Six Degrees of Separation

I'm not sure I buy it. I don't have any proof either way, and I know Facebook is running an experiment to prove that everyone is connected to Kevin Bacon or something, but have you ever considered the obnoxious email forwards that are supposed to replicate signing a petition?

I get more than my fair share, since many people I have responded to at work add my email address to their list of contacts. And more than once, I have received an impassioned plea for my signature at the end of a list of several hundred. I sometimes, because I have an over-developed sense of curiosity, will read through the list looking for names I recognize. I have never found one. Wouldn't you think that with only six degrees of separation, once the petition had been passed around to several hundred people, I would know at least one or two?

And while we are on the topic of statistics, I would like someone well experienced in such matters to give me the probability of a handful of co-workers all showing up with the same general color scheme on any particular day. After the topic of weather, it seems quite popular to comment on how so-and-so and what's-her-name and the person at the coffee pot are all wearing red or black or whatever.

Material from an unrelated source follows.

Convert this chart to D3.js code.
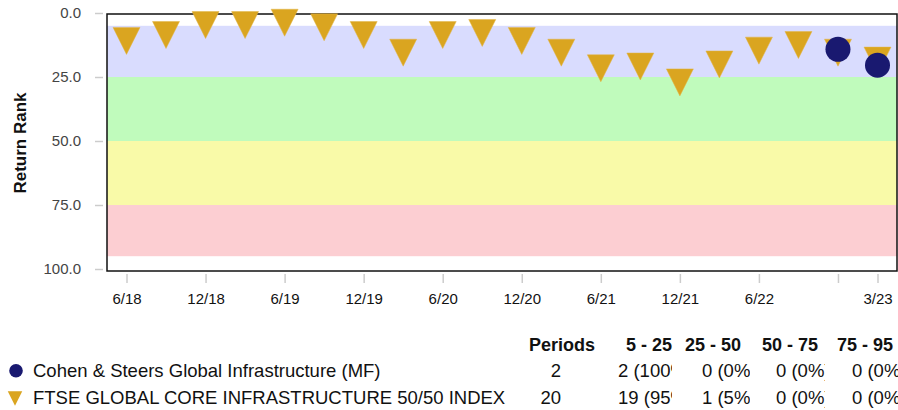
<!DOCTYPE html>
<html>
<head>
<meta charset="utf-8">
<script src="https://cdn.jsdelivr.net/npm/d3@7"></script>
<style>
  html, body { margin: 0; padding: 0; background: #fff; }
  svg { display: block; font-family: "Liberation Sans", Arial, Helvetica, sans-serif; }
</style>
</head>
<body>
<svg id="chart" width="898" height="410"></svg>
<script>
// ---------- data ----------
const quarters = ["6/18","9/18","12/18","3/19","6/19","9/19","12/19","3/20","6/20","9/20",
                  "12/20","3/21","6/21","9/21","12/21","3/22","6/22","9/22","12/22","3/23"];
const indexRanks = [10.9, 8.6, 4.7, 4.7, 3.8, 5.6, 8.6, 15.5, 8.6, 7.8,
                    10.9, 15.5, 21.6, 20.9, 27.1, 20.1, 14.7, 12.5, 15.5, 18.6];
const fundQuarters = ["12/22","3/23"];
const fundRanks = [14.2, 20.4];
const tickQuarters = ["6/18","12/18","6/19","12/19","6/20","12/20","6/21","12/21","6/22","12/22","3/23"];
const hiddenTickLabels = ["12/22"];
const yTicks = [0, 25, 50, 75, 100];
const bands = [
  {from: 5,  to: 25, color: "#D9DCFE"},
  {from: 25, to: 50, color: "#C0FBBC"},
  {from: 50, to: 75, color: "#F9FAA8"},
  {from: 75, to: 95, color: "#FCCED2"}
];
const seriesNames = ["Cohen & Steers Global Infrastructure (MF)", "FTSE GLOBAL CORE INFRASTRUCTURE 50/50 INDEX"];
const tableHeaders = ["Periods", "5 - 25", "25 - 50", "50 - 75", "75 - 95"];
const periods = ["2", "20"];
const bucketCells = [
  ["2 (100%)", "0 (0%)", "0 (0%)", "0 (0%)"],
  ["19 (95%)", "1 (5%)", "0 (0%)", "0 (0%)"]
];

// ---------- layout ----------
const svg = d3.select("#chart");
const plot = {left: 107, right: 897, top: 14, bottom: 271};
const x = d3.scalePoint().domain(quarters).range([126.5, 877.5]);
const y = d3.scaleLinear().domain([0, 100]).range([13, 269]);

// bands
svg.append("g").selectAll("rect").data(bands).join("rect")
  .attr("x", plot.left).attr("width", plot.right - plot.left)
  .attr("y", d => y(d.from)).attr("height", d => y(d.to) - y(d.from))
  .attr("fill", d => d.color);

// frame
svg.append("rect")
  .attr("x", plot.left).attr("y", plot.top)
  .attr("width", plot.right - plot.left).attr("height", plot.bottom - plot.top)
  .attr("fill", "none").attr("stroke", "#111").attr("stroke-width", 1.5);

// y axis
const yAxis = svg.append("g").attr("transform", "translate(103,0)")
  .call(d3.axisLeft(y).tickValues(yTicks).tickFormat(d3.format(".1f")).tickSizeInner(8).tickSizeOuter(0).tickPadding(14));
yAxis.select(".domain").remove();
yAxis.selectAll(".tick line").attr("stroke", "#ccc").attr("stroke-width", 1.5);
yAxis.selectAll(".tick text").attr("fill", "#444").style("font-size", "15px")
  .style("font-family", "'Liberation Sans', Arial, sans-serif");

// x axis
const xAxis = svg.append("g").attr("transform", "translate(0,274)")
  .call(d3.axisBottom(x).tickValues(tickQuarters)
    .tickFormat(d => hiddenTickLabels.includes(d) ? "" : d)
    .tickSizeInner(9).tickSizeOuter(0).tickPadding(10));
xAxis.select(".domain").remove();
xAxis.selectAll(".tick line").attr("stroke", "#ccc").attr("stroke-width", 1.5);
xAxis.selectAll(".tick text").attr("fill", "#111").style("font-size", "15px")
  .style("font-family", "'Liberation Sans', Arial, sans-serif");

// y title
svg.append("text")
  .attr("transform", "translate(26,143) rotate(-90)")
  .attr("text-anchor", "middle")
  .style("font-size", "17px").style("font-weight", "bold").attr("fill", "#111")
  .text("Return Rank");

// triangle symbol (pointing down, centred on its box)
const triDown = {
  draw(ctx, size) {
    const w = Math.sqrt(size);
    ctx.moveTo(-w / 2, -w / 2);
    ctx.lineTo(w / 2, -w / 2);
    ctx.lineTo(0, w / 2);
    ctx.closePath();
  }
};

// index points
svg.append("g").selectAll("path").data(indexRanks).join("path")
  .attr("transform", (d, i) => `translate(${x(quarters[i])},${y(d)})`)
  .attr("d", d3.symbol().type(triDown).size(27 * 27))
  .attr("fill", "#DAA520").attr("stroke", "#E2B545").attr("stroke-width", 0.5);

// fund points
svg.append("g").selectAll("circle").data(fundRanks).join("circle")
  .attr("cx", (d, i) => x(fundQuarters[i])).attr("cy", d => y(d))
  .attr("r", 12.5).attr("fill", "#191970");

// ---------- legend table ----------
const leg = svg.append("g");
leg.append("circle").attr("cx", 16).attr("cy", 370.7).attr("r", 6.8).attr("fill", "#191970");
leg.append("path").attr("transform", "translate(15,398.5)")
  .attr("d", d3.symbol().type(triDown).size(14.5 * 14.5)).attr("fill", "#DAA520");

const rowBase = [377, 403.5];
leg.selectAll("text.name").data(seriesNames).join("text").attr("class", "name")
  .attr("x", 33).attr("y", (d, i) => rowBase[i])
  .style("font-size", "18.5px").attr("fill", "#111").text(d => d);

const headerEnds = [595, 672, 741, 818, 893];
leg.selectAll("text.hdr").data(tableHeaders).join("text").attr("class", "hdr")
  .attr("x", (d, i) => headerEnds[i]).attr("y", 350.5).attr("text-anchor", "end")
  .style("font-size", "18px").style("font-weight", "bold").attr("fill", "#111").text(d => d);

leg.selectAll("text.per").data(periods).join("text").attr("class", "per")
  .attr("x", 561).attr("y", (d, i) => rowBase[i]).attr("text-anchor", "end")
  .style("font-size", "18.5px").attr("fill", "#111").text(d => d);

const cellStart = [618, 702, 776, 852];
const cellClipEnd = [672, 750, 825, 898];
const defs = svg.append("defs");
cellStart.forEach((s, c) => {
  defs.append("clipPath").attr("id", "clipc" + c)
    .append("rect").attr("x", s - 4).attr("y", 355).attr("width", cellClipEnd[c] - s + 4).attr("height", 55);
});
bucketCells.forEach((row, r) => {
  row.forEach((cell, c) => {
    leg.append("text").attr("x", cellStart[c]).attr("y", rowBase[r])
      .attr("clip-path", `url(#clipc${c})`)
      .style("font-size", "18.5px").attr("fill", "#111").text(cell);
  });
});
</script>
</body>
</html>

I think I am inclined to think that the theory of unplanned office coordination is much likelier than the theory of six degrees of separation. But if you think I'm wrong, don't start a petition to get me to change my mind.

Comments

Capri said…
Exactly. You know what I think, the six degrees thing is bunk. The so-called "experiment" is nothing more than a bogus viral chain letter ploy to collect as many names/members/whatever as possible. I never had and never will join the six degrees of separation groups, because they are chain letters using a clever form of manipulation to get people joining.